→ Brief: Reproduce every line of the material below, but drop the pictures.

→ Material provided:
========================================
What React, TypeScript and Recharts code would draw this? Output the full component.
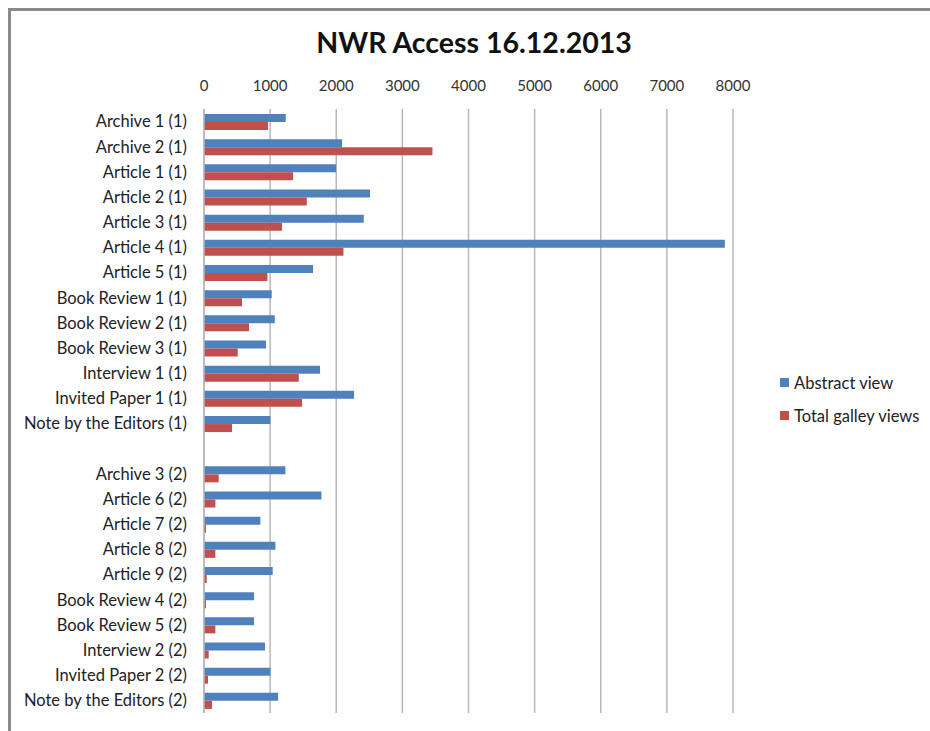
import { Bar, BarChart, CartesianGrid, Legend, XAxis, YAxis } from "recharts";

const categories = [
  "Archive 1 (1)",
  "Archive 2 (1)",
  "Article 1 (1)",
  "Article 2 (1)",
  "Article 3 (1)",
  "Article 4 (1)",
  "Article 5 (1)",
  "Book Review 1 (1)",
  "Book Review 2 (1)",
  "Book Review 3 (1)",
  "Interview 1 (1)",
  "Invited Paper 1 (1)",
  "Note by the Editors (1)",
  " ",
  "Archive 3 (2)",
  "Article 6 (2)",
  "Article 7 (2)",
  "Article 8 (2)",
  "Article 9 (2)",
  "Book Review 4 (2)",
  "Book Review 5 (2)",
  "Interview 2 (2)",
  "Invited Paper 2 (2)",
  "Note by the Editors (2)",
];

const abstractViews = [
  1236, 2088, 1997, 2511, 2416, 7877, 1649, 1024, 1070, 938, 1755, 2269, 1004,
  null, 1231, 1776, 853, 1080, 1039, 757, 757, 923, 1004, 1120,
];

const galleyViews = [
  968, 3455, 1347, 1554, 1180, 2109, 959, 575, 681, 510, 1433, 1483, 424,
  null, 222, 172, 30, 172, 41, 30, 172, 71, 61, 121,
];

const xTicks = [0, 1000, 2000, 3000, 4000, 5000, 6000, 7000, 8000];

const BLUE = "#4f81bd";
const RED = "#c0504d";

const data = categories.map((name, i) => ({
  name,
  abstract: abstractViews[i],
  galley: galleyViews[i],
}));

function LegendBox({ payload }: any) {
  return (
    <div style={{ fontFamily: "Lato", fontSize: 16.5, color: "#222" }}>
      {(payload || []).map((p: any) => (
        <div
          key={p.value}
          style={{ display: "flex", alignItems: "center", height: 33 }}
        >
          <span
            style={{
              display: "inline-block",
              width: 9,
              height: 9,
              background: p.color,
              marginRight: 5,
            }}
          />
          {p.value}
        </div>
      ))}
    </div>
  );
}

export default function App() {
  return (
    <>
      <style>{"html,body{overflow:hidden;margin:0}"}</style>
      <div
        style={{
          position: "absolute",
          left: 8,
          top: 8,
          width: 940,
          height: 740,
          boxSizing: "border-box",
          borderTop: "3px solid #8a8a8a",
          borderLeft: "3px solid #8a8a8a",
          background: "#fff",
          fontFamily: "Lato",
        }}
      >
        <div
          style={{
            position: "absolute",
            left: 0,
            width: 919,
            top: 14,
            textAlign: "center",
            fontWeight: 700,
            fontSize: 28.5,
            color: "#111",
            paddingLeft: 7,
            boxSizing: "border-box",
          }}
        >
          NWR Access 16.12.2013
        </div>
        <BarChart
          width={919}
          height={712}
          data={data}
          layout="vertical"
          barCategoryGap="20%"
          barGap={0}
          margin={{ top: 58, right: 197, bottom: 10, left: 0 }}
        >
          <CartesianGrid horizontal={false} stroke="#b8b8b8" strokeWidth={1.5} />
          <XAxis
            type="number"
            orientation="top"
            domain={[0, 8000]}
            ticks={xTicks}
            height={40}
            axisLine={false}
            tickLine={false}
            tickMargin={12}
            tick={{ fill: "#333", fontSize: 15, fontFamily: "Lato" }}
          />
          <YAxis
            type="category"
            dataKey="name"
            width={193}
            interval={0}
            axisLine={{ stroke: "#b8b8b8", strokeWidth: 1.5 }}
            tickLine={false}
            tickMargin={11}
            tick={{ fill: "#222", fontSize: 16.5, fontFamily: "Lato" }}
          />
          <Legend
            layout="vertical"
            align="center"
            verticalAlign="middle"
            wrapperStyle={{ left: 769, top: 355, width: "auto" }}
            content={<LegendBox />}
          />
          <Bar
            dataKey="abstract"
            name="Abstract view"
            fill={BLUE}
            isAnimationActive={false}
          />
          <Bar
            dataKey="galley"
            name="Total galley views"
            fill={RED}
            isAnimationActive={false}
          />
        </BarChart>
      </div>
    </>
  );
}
========================================
→ Response below:
What React, TypeScript and Recharts code would draw this? Output the full component.
import { Bar, BarChart, CartesianGrid, Legend, XAxis, YAxis } from "recharts";

const categories = [
  "Archive 1 (1)",
  "Archive 2 (1)",
  "Article 1 (1)",
  "Article 2 (1)",
  "Article 3 (1)",
  "Article 4 (1)",
  "Article 5 (1)",
  "Book Review 1 (1)",
  "Book Review 2 (1)",
  "Book Review 3 (1)",
  "Interview 1 (1)",
  "Invited Paper 1 (1)",
  "Note by the Editors (1)",
  " ",
  "Archive 3 (2)",
  "Article 6 (2)",
  "Article 7 (2)",
  "Article 8 (2)",
  "Article 9 (2)",
  "Book Review 4 (2)",
  "Book Review 5 (2)",
  "Interview 2 (2)",
  "Invited Paper 2 (2)",
  "Note by the Editors (2)",
];

const abstractViews = [
  1236, 2088, 1997, 2511, 2416, 7877, 1649, 1024, 1070, 938, 1755, 2269, 1004,
  null, 1231, 1776, 853, 1080, 1039, 757, 757, 923, 1004, 1120,
];

const galleyViews = [
  968, 3455, 1347, 1554, 1180, 2109, 959, 575, 681, 510, 1433, 1483, 424,
  null, 222, 172, 30, 172, 41, 30, 172, 71, 61, 121,
];

const xTicks = [0, 1000, 2000, 3000, 4000, 5000, 6000, 7000, 8000];

const BLUE = "#4f81bd";
const RED = "#c0504d";

const data = categories.map((name, i) => ({
  name,
  abstract: abstractViews[i],
  galley: galleyViews[i],
}));

function LegendBox({ payload }: any) {
  return (
    <div style={{ fontFamily: "Lato", fontSize: 16.5, color: "#222" }}>
      {(payload || []).map((p: any) => (
        <div
          key={p.value}
          style={{ display: "flex", alignItems: "center", height: 33 }}
        >
          <span
            style={{
              display: "inline-block",
              width: 9,
              height: 9,
              background: p.color,
              marginRight: 5,
            }}
          />
          {p.value}
        </div>
      ))}
    </div>
  );
}

export default function App() {
  return (
    <>
      <style>{"html,body{overflow:hidden;margin:0}"}</style>
      <div
        style={{
          position: "absolute",
          left: 8,
          top: 8,
          width: 940,
          height: 740,
          boxSizing: "border-box",
          borderTop: "3px solid #8a8a8a",
          borderLeft: "3px solid #8a8a8a",
          background: "#fff",
          fontFamily: "Lato",
        }}
      >
        <div
          style={{
            position: "absolute",
            left: 0,
            width: 919,
            top: 14,
            textAlign: "center",
            fontWeight: 700,
            fontSize: 28.5,
            color: "#111",
            paddingLeft: 7,
            boxSizing: "border-box",
          }}
        >
          NWR Access 16.12.2013
        </div>
        <BarChart
          width={919}
          height={712}
          data={data}
          layout="vertical"
          barCategoryGap="20%"
          barGap={0}
          margin={{ top: 58, right: 197, bottom: 10, left: 0 }}
        >
          <CartesianGrid horizontal={false} stroke="#b8b8b8" strokeWidth={1.5} />
          <XAxis
            type="number"
            orientation="top"
            domain={[0, 8000]}
            ticks={xTicks}
            height={40}
            axisLine={false}
            tickLine={false}
            tickMargin={12}
            tick={{ fill: "#333", fontSize: 15, fontFamily: "Lato" }}
          />
          <YAxis
            type="category"
            dataKey="name"
            width={193}
            interval={0}
            axisLine={{ stroke: "#b8b8b8", strokeWidth: 1.5 }}
            tickLine={false}
            tickMargin={11}
            tick={{ fill: "#222", fontSize: 16.5, fontFamily: "Lato" }}
          />
          <Legend
            layout="vertical"
            align="center"
            verticalAlign="middle"
            wrapperStyle={{ left: 769, top: 355, width: "auto" }}
            content={<LegendBox />}
          />
          <Bar
            dataKey="abstract"
            name="Abstract view"
            fill={BLUE}
            isAnimationActive={false}
          />
          <Bar
            dataKey="galley"
            name="Total galley views"
            fill={RED}
            isAnimationActive={false}
          />
        </BarChart>
      </div>
    </>
  );
}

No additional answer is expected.